A new decentralized layer has been added on top of Ethereum to make smart accounts possible with the introduction of ERC-4337 and account abstraction — but infrastructure providers suggest it may be tricky to participate profitably right now.
ERC-4337, commonly called “smart accounts” or “account abstraction” was deployed on the Ethereum mainnet on March 1. “Smart accounts” are essentially a supercharged version of an Ethereum wallet. Although smart contract wallets already exist, they rely on centralized components. ERC-4337 changes that with a distributed network of “Bundlers” and “Paymasters.”
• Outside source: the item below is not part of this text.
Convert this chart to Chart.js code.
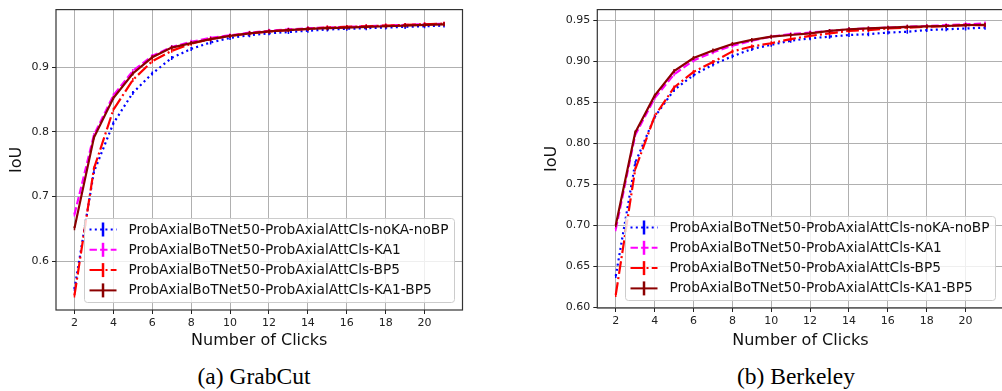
<!DOCTYPE html>
<html>
<head>
<meta charset="utf-8">
<script src="https://cdn.jsdelivr.net/npm/chart.js@4.4.1/dist/chart.umd.min.js"></script>
<style>
  html, body { margin: 0; padding: 0; background: #fff; overflow: hidden; width: 1002px; height: 391px; }
  canvas { position: absolute; top: 0; }
  #grabcutChart { left: 0; }
  #berkeleyChart { left: 535px; }
  .caption { position: absolute; top: 363px; width: 300px; line-height: 27px; text-align: center;
             font-family: "Liberation Serif", serif; font-size: 23.5px; color: #000; }
</style>
</head>
<body>
<canvas id="grabcutChart" width="468" height="355"></canvas>
<canvas id="berkeleyChart" width="474" height="355"></canvas>
<div class="caption" style="left:104px">(a) GrabCut</div>
<div class="caption" style="left:646px">(b) Berkeley</div>

<script>
// number of clicks on the x axis
const clicks = [2, 3, 4, 5, 6, 7, 8, 9, 10, 11, 12, 13, 14, 15, 16, 17, 18, 19, 20, 21];

const seriesNames = [
  'ProbAxialBoTNet50-ProbAxialAttCls-noKA-noBP',
  'ProbAxialBoTNet50-ProbAxialAttCls-KA1',
  'ProbAxialBoTNet50-ProbAxialAttCls-BP5',
  'ProbAxialBoTNet50-ProbAxialAttCls-KA1-BP5'
];

// (a) GrabCut IoU per click
const grabcutNoKANoBP = [0.557, 0.738, 0.813, 0.860, 0.890, 0.914, 0.928, 0.938, 0.945, 0.949,
                         0.952, 0.954, 0.956, 0.958, 0.959, 0.960, 0.961, 0.962, 0.963, 0.964];
const grabcutKA1      = [0.672, 0.795, 0.856, 0.894, 0.917, 0.931, 0.939, 0.945, 0.949, 0.953,
                         0.956, 0.958, 0.960, 0.961, 0.962, 0.963, 0.964, 0.965, 0.966, 0.967];
const grabcutBP5      = [0.547, 0.743, 0.834, 0.880, 0.909, 0.925, 0.936, 0.943, 0.948, 0.952,
                         0.955, 0.957, 0.959, 0.961, 0.962, 0.963, 0.964, 0.965, 0.966, 0.967];
const grabcutKA1BP5   = [0.651, 0.791, 0.852, 0.890, 0.915, 0.930, 0.937, 0.943, 0.948, 0.952,
                         0.955, 0.957, 0.959, 0.960, 0.961, 0.962, 0.963, 0.964, 0.965, 0.966];

// (b) Berkeley IoU per click
const berkeleyNoKANoBP = [0.638, 0.776, 0.832, 0.865, 0.883, 0.896, 0.906, 0.915, 0.920, 0.925,
                          0.928, 0.930, 0.932, 0.933, 0.935, 0.936, 0.938, 0.939, 0.940, 0.941];
const berkeleyKA1      = [0.695, 0.810, 0.855, 0.884, 0.901, 0.911, 0.919, 0.925, 0.930, 0.933,
                          0.935, 0.937, 0.939, 0.940, 0.941, 0.942, 0.943, 0.944, 0.945, 0.946];
const berkeleyBP5      = [0.615, 0.768, 0.833, 0.868, 0.887, 0.899, 0.912, 0.918, 0.922, 0.927,
                          0.931, 0.934, 0.937, 0.938, 0.940, 0.941, 0.942, 0.943, 0.944, 0.944];
const berkeleyKA1BP5   = [0.700, 0.813, 0.858, 0.888, 0.904, 0.913, 0.921, 0.926, 0.930, 0.932,
                          0.934, 0.937, 0.939, 0.940, 0.941, 0.942, 0.9425, 0.943, 0.944, 0.9445];

const xTicks = [2, 4, 6, 8, 10, 12, 14, 16, 18, 20];

// line looks, same order as seriesNames (matplotlib ':', '--', '-.', '-')
const lineColors = ['#0000ff', '#ff00ff', '#ff0000', '#8b0000'];
const lineDashes = [[2, 3.3], [7.4, 3.2], [12.8, 3.2, 2, 3.2], []];

const fontSans = '"DejaVu Sans", sans-serif';

// draws the axes frame and a matplotlib style legend in the lower right corner
const frameAndLegend = {
  id: 'frameAndLegend',
  afterDraw(chart) {
    const ctx = chart.ctx;
    const area = chart.chartArea;
    ctx.save();
    ctx.strokeStyle = '#333';
    ctx.lineWidth = 1.2;
    ctx.setLineDash([]);
    ctx.strokeRect(area.left, area.top, area.right - area.left, area.bottom - area.top);

    ctx.font = '13.7px ' + fontSans;
    const sets = chart.data.datasets;
    let textW = 0;
    sets.forEach(ds => { textW = Math.max(textW, ctx.measureText(ds.label).width); });
    const boxW = 44 + textW + 6;
    const boxH = 84;
    const bx = area.right - 8 - boxW;
    const by = area.bottom - 7.5 - boxH;
    const r = 3;
    ctx.beginPath();
    ctx.moveTo(bx + r, by);
    ctx.arcTo(bx + boxW, by, bx + boxW, by + boxH, r);
    ctx.arcTo(bx + boxW, by + boxH, bx, by + boxH, r);
    ctx.arcTo(bx, by + boxH, bx, by, r);
    ctx.arcTo(bx, by, bx + boxW, by, r);
    ctx.closePath();
    ctx.fillStyle = 'rgba(255,255,255,0.8)';
    ctx.fill();
    ctx.strokeStyle = '#cccccc';
    ctx.lineWidth = 1;
    ctx.stroke();

    sets.forEach((ds, i) => {
      const cy = by + 11 + i * 20.3;
      ctx.strokeStyle = ds.borderColor;
      ctx.lineWidth = 2;
      ctx.setLineDash(ds.borderDash);
      ctx.beginPath();
      ctx.moveTo(bx + 5, cy);
      ctx.lineTo(bx + 32, cy);
      ctx.stroke();
      // error bar mark in the handle
      ctx.setLineDash([]);
      ctx.lineWidth = 2.5;
      ctx.beginPath();
      ctx.moveTo(bx + 18.5, cy - 7);
      ctx.lineTo(bx + 18.5, cy + 7);
      ctx.stroke();
      ctx.fillStyle = '#111';
      ctx.textBaseline = 'middle';
      ctx.textAlign = 'left';
      ctx.fillText(ds.label, bx + 44, cy + 0.5);
    });
    ctx.restore();
  }
};

function makeChart(canvasId, seriesValues, yMin, yMax, yStep, yDecimals, yAxisWidth, xAxisHeight) {
  const datasets = seriesValues.map((vals, i) => ({
    label: seriesNames[i],
    data: clicks.map((c, k) => ({ x: c, y: vals[k] })),
    borderColor: lineColors[i],
    backgroundColor: lineColors[i],
    borderDash: lineDashes[i],
    borderWidth: 2.2,
    tension: 0,
    fill: false,
    pointStyle: 'line',
    rotation: 90,
    pointRadius: 2,
    pointBorderWidth: 1.5,
    pointBorderColor: lineColors[i],
    order: 3 - i   // last series drawn on top, as in the original
  }));

  const axisFont = { family: fontSans, size: 11 };
  const titleFont = { family: fontSans, size: 16 };

  return new Chart(document.getElementById(canvasId), {
    type: 'line',
    data: { datasets: datasets },
    options: {
      responsive: false,
      animation: false,
      layout: { padding: { top: 5, right: 2, left: 0, bottom: 0 } },
      plugins: { legend: { display: false }, tooltip: { enabled: false } },
      scales: {
        x: {
          type: 'linear',
          min: 1.05,
          max: 21.95,
          afterBuildTicks: s => { s.ticks = xTicks.map(v => ({ value: v })); },
          afterFit: s => { s.height = xAxisHeight; },
          grid: { color: '#b0b0b0', lineWidth: 1, tickLength: 4, tickColor: '#222' },
          border: { display: false },
          ticks: { font: axisFont, color: '#222', padding: 3, autoSkip: false, maxRotation: 0 },
          title: { display: true, text: 'Number of Clicks', font: titleFont, color: '#111',
                   padding: { top: 0, bottom: 5 } }
        },
        y: {
          min: yMin,
          max: yMax,
          afterFit: s => { s.width = yAxisWidth; },
          grid: { color: '#b0b0b0', lineWidth: 1, tickLength: 4, tickColor: '#222' },
          border: { display: false },
          ticks: { stepSize: yStep, includeBounds: false, autoSkip: false, font: axisFont, color: '#222',
                   padding: 3, callback: v => Number(v).toFixed(yDecimals) },
          title: { display: true, text: 'IoU', font: titleFont, color: '#111',
                   padding: { top: 7, bottom: 0 } }
        }
      }
    },
    plugins: [frameAndLegend]
  });
}

makeChart('grabcutChart', [grabcutNoKANoBP, grabcutKA1, grabcutBP5, grabcutKA1BP5],
          0.5245, 0.9887, 0.1, 1, 56, 45);
makeChart('berkeleyChart', [berkeleyNoKANoBP, berkeleyKA1, berkeleyBP5, berkeleyKA1BP5],
          0.599, 0.963, 0.05, 2, 62.3, 47);
</script>
</body>
</html>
Under the hood, there are a few subtle but significant changes — namely the addition of the “User Intent Layer” — explained Matt Cutler, co-founder and CEO of Blocknative, a core Ethereum infrastructure provider.
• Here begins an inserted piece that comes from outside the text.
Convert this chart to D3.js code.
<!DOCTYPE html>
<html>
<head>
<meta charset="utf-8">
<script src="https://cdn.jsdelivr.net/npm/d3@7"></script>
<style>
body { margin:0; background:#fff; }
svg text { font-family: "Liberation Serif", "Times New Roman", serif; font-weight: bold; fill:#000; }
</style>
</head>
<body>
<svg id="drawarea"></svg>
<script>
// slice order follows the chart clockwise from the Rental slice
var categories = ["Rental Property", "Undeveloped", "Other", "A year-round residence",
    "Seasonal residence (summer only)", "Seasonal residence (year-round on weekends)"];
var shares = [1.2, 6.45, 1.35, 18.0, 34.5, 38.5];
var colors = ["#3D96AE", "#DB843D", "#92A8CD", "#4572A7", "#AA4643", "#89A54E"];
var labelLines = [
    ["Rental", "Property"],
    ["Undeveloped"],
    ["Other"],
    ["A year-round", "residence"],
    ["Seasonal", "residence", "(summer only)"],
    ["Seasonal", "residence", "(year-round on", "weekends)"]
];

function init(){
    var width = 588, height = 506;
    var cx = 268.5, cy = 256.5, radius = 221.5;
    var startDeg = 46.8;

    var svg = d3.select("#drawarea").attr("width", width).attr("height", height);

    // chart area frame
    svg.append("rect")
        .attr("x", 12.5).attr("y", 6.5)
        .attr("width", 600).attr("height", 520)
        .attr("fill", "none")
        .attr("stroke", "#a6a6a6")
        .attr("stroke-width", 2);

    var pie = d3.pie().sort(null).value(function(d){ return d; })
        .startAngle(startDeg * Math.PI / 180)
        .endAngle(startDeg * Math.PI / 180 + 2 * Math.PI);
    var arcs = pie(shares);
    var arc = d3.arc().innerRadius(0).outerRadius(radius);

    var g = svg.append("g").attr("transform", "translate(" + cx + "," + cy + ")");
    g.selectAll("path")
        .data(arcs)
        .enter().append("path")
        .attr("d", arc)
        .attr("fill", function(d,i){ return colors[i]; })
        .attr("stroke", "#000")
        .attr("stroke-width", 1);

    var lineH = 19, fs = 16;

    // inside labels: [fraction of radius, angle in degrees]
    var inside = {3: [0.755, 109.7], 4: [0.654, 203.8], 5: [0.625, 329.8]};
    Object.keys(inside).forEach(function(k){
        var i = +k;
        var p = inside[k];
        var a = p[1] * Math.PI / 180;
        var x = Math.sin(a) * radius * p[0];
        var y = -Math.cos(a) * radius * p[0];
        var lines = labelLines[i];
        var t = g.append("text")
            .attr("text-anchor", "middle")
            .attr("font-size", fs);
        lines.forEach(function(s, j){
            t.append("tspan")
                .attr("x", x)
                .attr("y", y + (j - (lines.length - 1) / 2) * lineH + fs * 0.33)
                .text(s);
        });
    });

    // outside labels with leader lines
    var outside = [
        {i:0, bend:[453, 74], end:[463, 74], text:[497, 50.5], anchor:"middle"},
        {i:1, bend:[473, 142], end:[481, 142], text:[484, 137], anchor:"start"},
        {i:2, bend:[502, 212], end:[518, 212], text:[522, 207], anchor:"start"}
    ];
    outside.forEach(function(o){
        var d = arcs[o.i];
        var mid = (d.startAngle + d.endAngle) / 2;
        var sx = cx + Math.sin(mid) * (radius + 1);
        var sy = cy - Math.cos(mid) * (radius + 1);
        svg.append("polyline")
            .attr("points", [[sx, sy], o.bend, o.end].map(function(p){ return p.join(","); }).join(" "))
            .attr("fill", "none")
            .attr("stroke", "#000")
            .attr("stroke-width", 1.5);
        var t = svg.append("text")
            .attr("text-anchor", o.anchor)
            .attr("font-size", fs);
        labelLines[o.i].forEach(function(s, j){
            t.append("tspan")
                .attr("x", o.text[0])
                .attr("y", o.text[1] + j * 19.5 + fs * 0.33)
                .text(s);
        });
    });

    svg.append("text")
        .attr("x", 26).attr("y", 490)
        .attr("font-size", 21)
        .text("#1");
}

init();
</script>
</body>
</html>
According to Cutler, an Ethereum transaction today involves several discrete steps.
A user accesses their standard externally-owned account (EOA) or private key to compose a signed transaction — for example, transferring a nonfungible token (NFT) to another user.
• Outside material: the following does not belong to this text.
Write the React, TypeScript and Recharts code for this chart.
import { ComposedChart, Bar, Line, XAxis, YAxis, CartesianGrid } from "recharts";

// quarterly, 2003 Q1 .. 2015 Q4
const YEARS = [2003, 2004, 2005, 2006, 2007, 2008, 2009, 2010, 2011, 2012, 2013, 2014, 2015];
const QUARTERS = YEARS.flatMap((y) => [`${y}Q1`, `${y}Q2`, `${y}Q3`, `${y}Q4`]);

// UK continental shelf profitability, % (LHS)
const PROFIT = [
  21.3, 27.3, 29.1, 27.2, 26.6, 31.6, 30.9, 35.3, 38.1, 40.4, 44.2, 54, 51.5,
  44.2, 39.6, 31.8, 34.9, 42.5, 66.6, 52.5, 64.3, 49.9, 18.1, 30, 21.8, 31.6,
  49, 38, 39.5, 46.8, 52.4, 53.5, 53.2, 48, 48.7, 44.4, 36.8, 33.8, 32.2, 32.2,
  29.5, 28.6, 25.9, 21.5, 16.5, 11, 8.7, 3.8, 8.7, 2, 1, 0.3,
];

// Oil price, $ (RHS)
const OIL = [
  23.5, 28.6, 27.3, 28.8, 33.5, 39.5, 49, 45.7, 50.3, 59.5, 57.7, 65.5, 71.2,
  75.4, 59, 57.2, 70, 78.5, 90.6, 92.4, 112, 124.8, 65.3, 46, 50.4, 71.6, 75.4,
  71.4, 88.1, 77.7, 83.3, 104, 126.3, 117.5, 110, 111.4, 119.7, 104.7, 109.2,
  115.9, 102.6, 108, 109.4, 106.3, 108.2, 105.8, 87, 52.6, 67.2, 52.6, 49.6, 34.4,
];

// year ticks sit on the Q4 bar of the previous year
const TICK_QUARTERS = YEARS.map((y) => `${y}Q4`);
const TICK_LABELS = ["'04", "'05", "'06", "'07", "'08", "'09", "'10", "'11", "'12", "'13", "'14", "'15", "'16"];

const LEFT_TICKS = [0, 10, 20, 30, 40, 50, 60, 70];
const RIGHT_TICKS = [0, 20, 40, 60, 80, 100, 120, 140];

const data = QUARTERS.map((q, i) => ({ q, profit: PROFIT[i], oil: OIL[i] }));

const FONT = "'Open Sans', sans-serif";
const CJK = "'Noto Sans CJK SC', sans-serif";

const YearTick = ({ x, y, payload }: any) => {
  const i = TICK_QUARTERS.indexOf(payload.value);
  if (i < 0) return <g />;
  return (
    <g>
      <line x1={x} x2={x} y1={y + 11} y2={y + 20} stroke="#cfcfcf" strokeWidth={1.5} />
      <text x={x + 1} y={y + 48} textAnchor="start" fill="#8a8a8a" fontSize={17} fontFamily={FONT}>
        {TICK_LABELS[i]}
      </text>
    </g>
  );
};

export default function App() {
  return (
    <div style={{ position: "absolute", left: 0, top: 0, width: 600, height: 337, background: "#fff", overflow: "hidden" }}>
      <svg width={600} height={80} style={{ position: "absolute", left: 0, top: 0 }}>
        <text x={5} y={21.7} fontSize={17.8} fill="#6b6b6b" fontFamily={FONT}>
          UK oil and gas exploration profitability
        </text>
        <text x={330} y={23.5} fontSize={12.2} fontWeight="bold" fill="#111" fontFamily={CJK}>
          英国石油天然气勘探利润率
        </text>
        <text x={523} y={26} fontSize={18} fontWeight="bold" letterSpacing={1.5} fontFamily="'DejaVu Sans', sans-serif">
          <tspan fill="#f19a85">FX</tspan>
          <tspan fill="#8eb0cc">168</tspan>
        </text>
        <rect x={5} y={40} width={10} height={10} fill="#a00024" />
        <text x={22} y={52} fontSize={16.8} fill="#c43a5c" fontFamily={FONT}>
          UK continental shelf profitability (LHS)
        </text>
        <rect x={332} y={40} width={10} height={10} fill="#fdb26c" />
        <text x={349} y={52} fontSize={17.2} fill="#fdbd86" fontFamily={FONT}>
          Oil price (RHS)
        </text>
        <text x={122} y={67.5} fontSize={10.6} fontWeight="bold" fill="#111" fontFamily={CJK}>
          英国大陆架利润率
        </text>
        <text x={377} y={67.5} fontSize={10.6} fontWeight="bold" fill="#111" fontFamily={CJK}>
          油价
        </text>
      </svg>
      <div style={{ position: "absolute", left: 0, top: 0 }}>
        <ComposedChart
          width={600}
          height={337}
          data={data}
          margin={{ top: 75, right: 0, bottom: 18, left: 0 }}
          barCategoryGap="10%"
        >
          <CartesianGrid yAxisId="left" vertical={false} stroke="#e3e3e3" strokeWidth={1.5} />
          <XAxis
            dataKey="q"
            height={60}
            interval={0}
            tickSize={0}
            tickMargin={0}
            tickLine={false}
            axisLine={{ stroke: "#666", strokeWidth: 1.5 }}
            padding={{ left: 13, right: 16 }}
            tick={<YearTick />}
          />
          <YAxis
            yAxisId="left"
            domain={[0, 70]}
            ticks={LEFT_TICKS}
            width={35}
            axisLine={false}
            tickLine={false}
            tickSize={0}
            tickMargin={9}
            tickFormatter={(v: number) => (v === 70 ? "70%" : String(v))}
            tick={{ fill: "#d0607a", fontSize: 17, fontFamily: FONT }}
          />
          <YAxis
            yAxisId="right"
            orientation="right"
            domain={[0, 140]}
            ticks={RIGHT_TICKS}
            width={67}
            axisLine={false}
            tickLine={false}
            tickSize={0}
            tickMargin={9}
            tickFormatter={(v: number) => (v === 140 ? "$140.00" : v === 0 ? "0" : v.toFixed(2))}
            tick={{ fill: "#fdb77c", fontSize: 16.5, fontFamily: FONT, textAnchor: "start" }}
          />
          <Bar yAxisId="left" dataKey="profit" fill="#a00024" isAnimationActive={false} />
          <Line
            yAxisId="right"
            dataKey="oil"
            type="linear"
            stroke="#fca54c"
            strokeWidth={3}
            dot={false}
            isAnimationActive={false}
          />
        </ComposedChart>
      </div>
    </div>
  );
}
This transaction is then sent to the public mempool — which could be described as a shared queue for transactions — to be plucked out by a “Builder” who organizes it into a “profitable block.” From there the block is proposed to a Validator who ultimately proposes and publishes it on-chain, completing the transaction.
Under ERC-4337, the new “User Intent Layer” is introduced before the current EOA step.
This additional layer allows a user to initiate more complex transactions in a single step. To make this possible, ERC-4337 introduces an “Alternative Mempool” and a network of transaction Bundlers, and along with it — a new way to earn fees.